The high school melodrama gets feebly super-charged in Sky High, a tween-oriented Disney adventure made from the spare parts of Harry Potter, Spy Kids, X-Men and '80s teen romances like Some Kind of Wonderful. Without an original bone in its mutant body, Mike Mitchell's decidedly mortal misfire - too childish and metaphorically shallow to appeal to serious comic book fans, and too prosaic to strike a chord with those weaned on Pixar's far more exhilarating The Incredibles - is a misguided movie in search of a suitable identity. While cheery, colorful, and buoyant as Superman on a nighttime flight around Metropolis, this humdrum escapade nonetheless lacks any sign of an extraordinary imagination. An example of bland mix-and-match derivativeness, the film's espousals of egalitarianism not only promote the values of tolerance and cross-cultural harmony, but also wind up functioning as a preemptive validation for its own mild, middle-of-the-pack mundaneness.

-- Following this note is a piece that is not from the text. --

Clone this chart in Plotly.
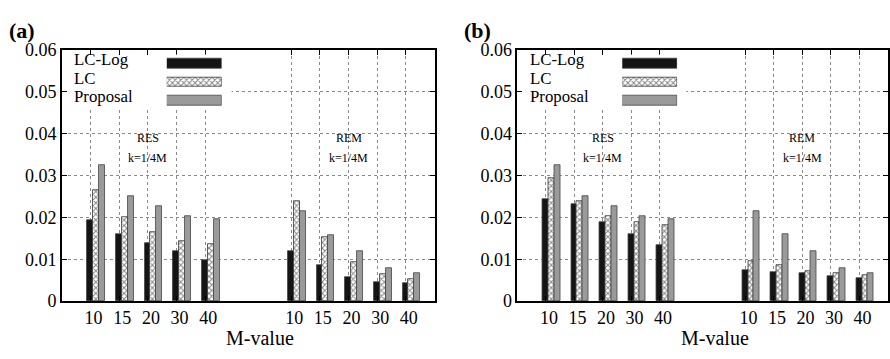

Will Stronghold (Michael Angarano) is the son of the world's greatest heroes, super-strong Captain Stronghold (Kurt Russell) and high-flying Josie Jetstream (Kelly Preston). However, despite his impressive lineage, Will's lack of astonishing abilities poses complications on his first day at Sky High, a Hogwarts-esque floating academy for exceptionally gifted teens. Because of his embarrassing ordinariness, Will is shuttled into the "Sidekick" academic track (euphemistically referred to as "Hero Support") with his hippie best friend Layla (Danielle Panabaker) and other lamely powered misfits. Sidekicks are unpopular geeks and Heroes are the cool kids at this fantastic high school, which also features a cheerleading squad made up of clones, a mixed-lineage (hero and villain) rebel as Will's brooding arch-nemesis, and bullies acting as evil henchmen for a mysterious fiend who's plotting revenge against the Stronghold clan. This passing interest in metaphorical subtext proves tantalizing during Will's admission to his dad that he's a sidekick (a moment that recalls X-Men 2's "coming out" scene), as well as with the repeated adult refrain that Will is just a "late bloomer" (thus linking his nascent strengths with puberty). Yet content to only skim the surface of its symbolic potential, the film doggedly opts for obviousness when subtlety is called for, ultimately turning its story into simply the latest misfit-makes-good-and-proves-that-dorks-are-people-too adolescent fairy tale.